CEO: Systems-Based Practice
Objective: Identify and utilize professional role models as a means of growth and accept the responsibility of acting as a role model and teaching and training others
The mentor-mentee relationship is a special bond. It involves trust, dedication and hard work on both ends to ensure that the mentee has the best opportunities to succeed. I searched for someone I could call a mentor throughout medical school, and was fortunate enough to find the perfect one during my third year. Before I found him, there were others that I looked to for advice and knowledge, but they were not the mentor that I knew would be there for any question I had. I realized that I never had someone I could really call and trust as my mentor before. Not in undergrad or in medical school. So finally hitting the jackpot with someone who was invested in my success and was willing to help me out in any way was enlightening. He became my research mentor with whom I published a case report. My dutiful advisor as I navigated the residency application process. And a thoughtful voice as I formulated my rank list. I would not be here or have accomplished the things I have without his influence. But the most important thing he has imparted to me is the value of mentorship and the key principle of paying it forward.

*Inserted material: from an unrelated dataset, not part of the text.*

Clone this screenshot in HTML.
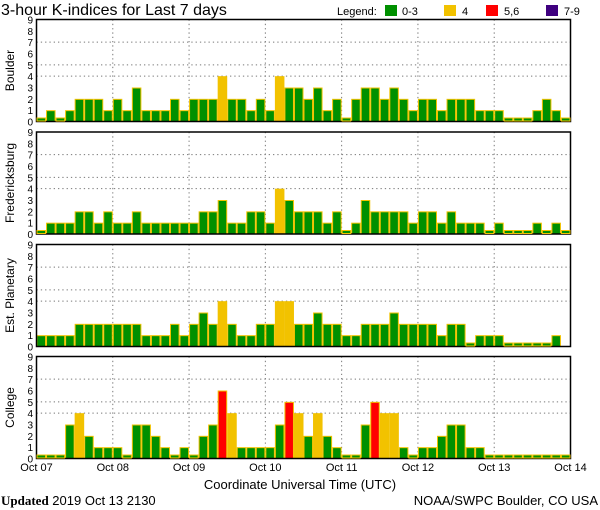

I had the opportunity to mentor some junior medical students as I have progressed through my education. They came to me with some questions and I tried to answer them to the best of my ability. I provided advice and helpful hints along the way in the hopes that it would help them with whatever challenge they were facing next. But I realized that I was not doing enough as a mentor to them. In fact, I think that I had overstretched myself with having too many mentees. So the first learning point I had regarding being a good mentor was to not take too many students under my wing, because I would not be able to give them my 100% effort. I made a promise to myself that I would strive to be the type of mentor that I had. One that was there for all my panicked emails with a prompt response that reassured me that everything was going to work out.
My first opportunity to try and become the mentor I was striving to be came when a third year medical student interested in anesthesiology asked for my advice and help. I kept my mentors words in mind about paying it forward. And to my delight, it seems like she feels exactly the way I did when I found my mentor. My only hope is that I can be half the mentor that I am trying to become. To have my mentee feel like she can trust me and my advice. That she can look to me when she has frantic questions and I can provide the prompt response that she needs. That way, I can follow in the foot steps of my mentor. By paying it forward. And hopefully, my mentee will do the same when they become a mentor.